Sample images


Summary and themes
As with many other stories in girls’ comics, this science fiction story clearly shows influences from other media current at the time, modified for a young female readership. Xenia is the daughter of the king and queen of an alien planet; as with Superman and his fellow Kryptonians, these aliens look just like humans outwardly, but with some important differences once you get past the surface. The king and queen know about some of the differences, but not all of them, as we find out…
In parallel with the Superman story, the protagonist’s planet is doomed; her mother and father take her for a picnic on non-doomed Earth and then leave her there, with a communication pendant via which they tell her it’s ‘for her own good’ so to speak. They think she will do well on Earth because she is stronger, faster, and more intelligent than humans are; but what they don’t know is that her alien life-force is too strong for earth life, and anything that she touches will be zapped stone dead!

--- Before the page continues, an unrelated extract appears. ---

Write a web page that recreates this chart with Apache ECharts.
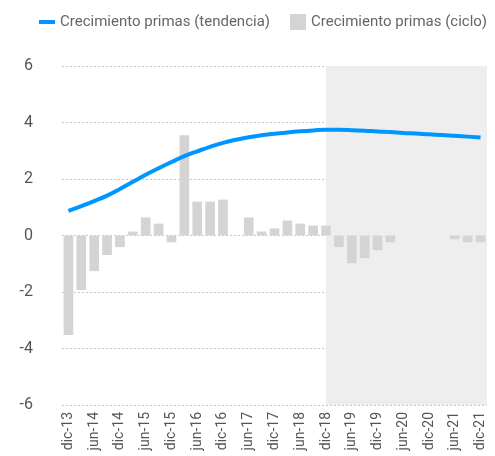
<!DOCTYPE html>
<html>
<head>
<meta charset="utf-8">
<script src="https://cdn.jsdelivr.net/npm/echarts@6/dist/echarts.min.js"></script>
<style>
  html, body { margin: 0; padding: 0; background: #fff; }
  #main { width: 495px; height: 456px; }
</style>
</head>
<body>
<div id="main"></div>
<script>
var quarters = [
  "dic-13", "mar-14", "jun-14", "sep-14", "dic-14", "mar-15", "jun-15", "sep-15",
  "dic-15", "mar-16", "jun-16", "sep-16", "dic-16", "mar-17", "jun-17", "sep-17",
  "dic-17", "mar-18", "jun-18", "sep-18", "dic-18", "mar-19", "jun-19", "sep-19",
  "dic-19", "mar-20", "jun-20", "sep-20", "dic-20", "mar-21", "jun-21", "sep-21",
  "dic-21"
];

// ciclo (bars)
var ciclo = [
  -3.52, -1.93, -1.26, -0.69, -0.41, 0.14, 0.64, 0.42,
  -0.24, 3.55, 1.2, 1.2, 1.27, 0, 0.64, 0.14,
  0.25, 0.53, 0.42, 0.35, 0.35, -0.41, -0.98, -0.8,
  -0.52, -0.24, 0, 0, 0, 0, -0.13, -0.24,
  -0.24
];

// tendencia (line)
var tendencia = [
  0.87, 1.04, 1.22, 1.41, 1.65, 1.9, 2.15, 2.38,
  2.6, 2.81, 2.98, 3.14, 3.28, 3.39, 3.48, 3.55,
  3.6, 3.65, 3.69, 3.72, 3.74, 3.74, 3.73, 3.71,
  3.68, 3.66, 3.63, 3.61, 3.58, 3.56, 3.53, 3.5,
  3.47
];

// shaded (projection) zone starts at the middle of this quarter
var forecastStart = "dic-18";

// flat line icon inside a 16x16 box
var lineIcon = "path://M0,0L0,0M16,16L16,16M0,6L16,6L16,10L0,10Z";

var chart = echarts.init(document.getElementById("main"));
var option = {
  animation: false,
  textStyle: { fontFamily: "Roboto" },
  legend: {
    left: 34,
    top: 9,
    itemGap: 20,
    itemWidth: 16,
    itemHeight: 16,
    textStyle: { fontSize: 15, color: "#666" },
    data: [
      { name: "Crecimiento primas (tendencia)", icon: lineIcon },
      { name: "Crecimiento primas (ciclo)", icon: "rect" }
    ]
  },
  grid: { left: 62, right: 8, top: 66, bottom: 51 },
  xAxis: [
    {
      type: "category",
      data: quarters,
      axisLine: { show: false },
      axisTick: { show: false },
      axisLabel: {
        interval: 1,
        rotate: 90,
        fontSize: 14,
        color: "#555",
        margin: 7
      }
    },
    {
      // hidden index axis, used only to place the shaded zone mid-band
      type: "value",
      min: -0.5,
      max: quarters.length - 0.5,
      show: false
    }
  ],
  yAxis: {
    type: "value",
    min: -6,
    max: 6,
    interval: 2,
    axisLine: { show: false },
    axisTick: { show: false },
    axisLabel: { fontSize: 16, color: "#555", margin: 29 },
    splitLine: { lineStyle: { color: "#c8c8c8", type: [2, 2], width: 1 } }
  },
  series: [
    {
      name: "zona",
      type: "line",
      xAxisIndex: 1,
      data: [],
      silent: true,
      markArea: {
        silent: true,
        itemStyle: { color: "#eeeeee" },
        data: [[{ xAxis: quarters.indexOf(forecastStart) }, {}]]
      },
      z: 1
    },
    {
      name: "Crecimiento primas (ciclo)",
      type: "bar",
      data: ciclo,
      barWidth: "75%",
      itemStyle: { color: "#d4d4d4" },
      z: 2
    },
    {
      name: "Crecimiento primas (tendencia)",
      type: "line",
      data: tendencia,
      smooth: true,
      symbol: "none",
      lineStyle: { color: "#0096ff", width: 4 },
      itemStyle: { color: "#0096ff" },
      z: 3
    }
  ]
};
chart.setOption(option);
</script>
</body>
</html>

Adi Tantimedh draws a parallel with another hot media trope of the time: The Incredible Hulk tv series and other similar series where the protagonist is ‘on the run and on the road’, a danger to others as well as being endangered themselves. As this is a girls’ comic story with a finite span, things end happily but not before the heroine is in quite severe danger of losing her own life: a lightning strike hits her and drains enough of her life force that she no longer kills Earth creatures with her lightest touch, but her vital energies ebb lower and lower until she is herself at death’s door. Luckily, some of the humans she has befriended find her communication pendant, which is conveniently trying to tell her that her home planet has reversed the problems it was facing. Her parents come to take her home, and all that remains is for a tearful farewell with her friends before her hand-held doctor unit revitalises her energies and she is beamed back up aboard the spaceship.
The main focus of the story is on Xenia’s very literal alienation and on her struggles to understand and adapt to the world that she thinks she will be living on for the rest of her life. Readers of girls’ comics seemed to delight in stories in which the girl protagonists were unhappy, in danger, having difficulties in making friends, or even enslaved by adults against whom they were powerless. (There were reader response forms in every issue, asking anyone who wrote in to rate their top 3 most-liked stories and the one they most disliked; the editors regularly got a lot of responses.) At the same time there are also environmental concerns aired: Xenia’s home planet is facing a catastrophic drought and Xenia’s delight in the lush green world in which she is set down gives the story a lighter element.
Further details
Creators: unknown. The same artist drew ‘Alice In A Strange Land’ and ‘Toni on Trial’ amongst other Jinty strips. If anyone is able to supply further details, please do send information! [Edited May 2014: artist has now been identified as Terry Aspin.]
Publication date: 7 July 1979 – 24 November 1979.
The publication dates are 7/7/79-24/11/79.
You can also see the influence of the Six Million Dollar Man and Bionic Woman in this series as Xenia has greater speed and strength than humans do.
The artist also drew Curtain of Silence, The Girl Who Never Was and Cathy’s Casebook for Jinty. The artist also drew for DCT and was seen more often there. His or her serials include Bunty’s Maisie Mercury and School’s Out!; The Portrait of Pauline, Mary’s Moneybank and Life with the Greens for Mandy; and one of Debbie’s best serials, Wendy at War. But I cannot name the artist, and I’m pretty annoyed about it because he or she is one of my favourites.
I’m pretty sure this story had a Dutch reprint as I saw the cover somewhere. Can anyone help?
Our Dutch translation page says it was reprinted as De verloren planeet [The Lost Planet] (in: Tina 1984) – but is it a front cover you’re after?
I wonder if this story was influenced by the 1970 Dr Who story, “The Ambassadors of Death”? The story also had aliens whose touch was deadly to humans. It was a curse, as the aliens wanted to establish a relationship with Earth but accidentally killed a human with their touch.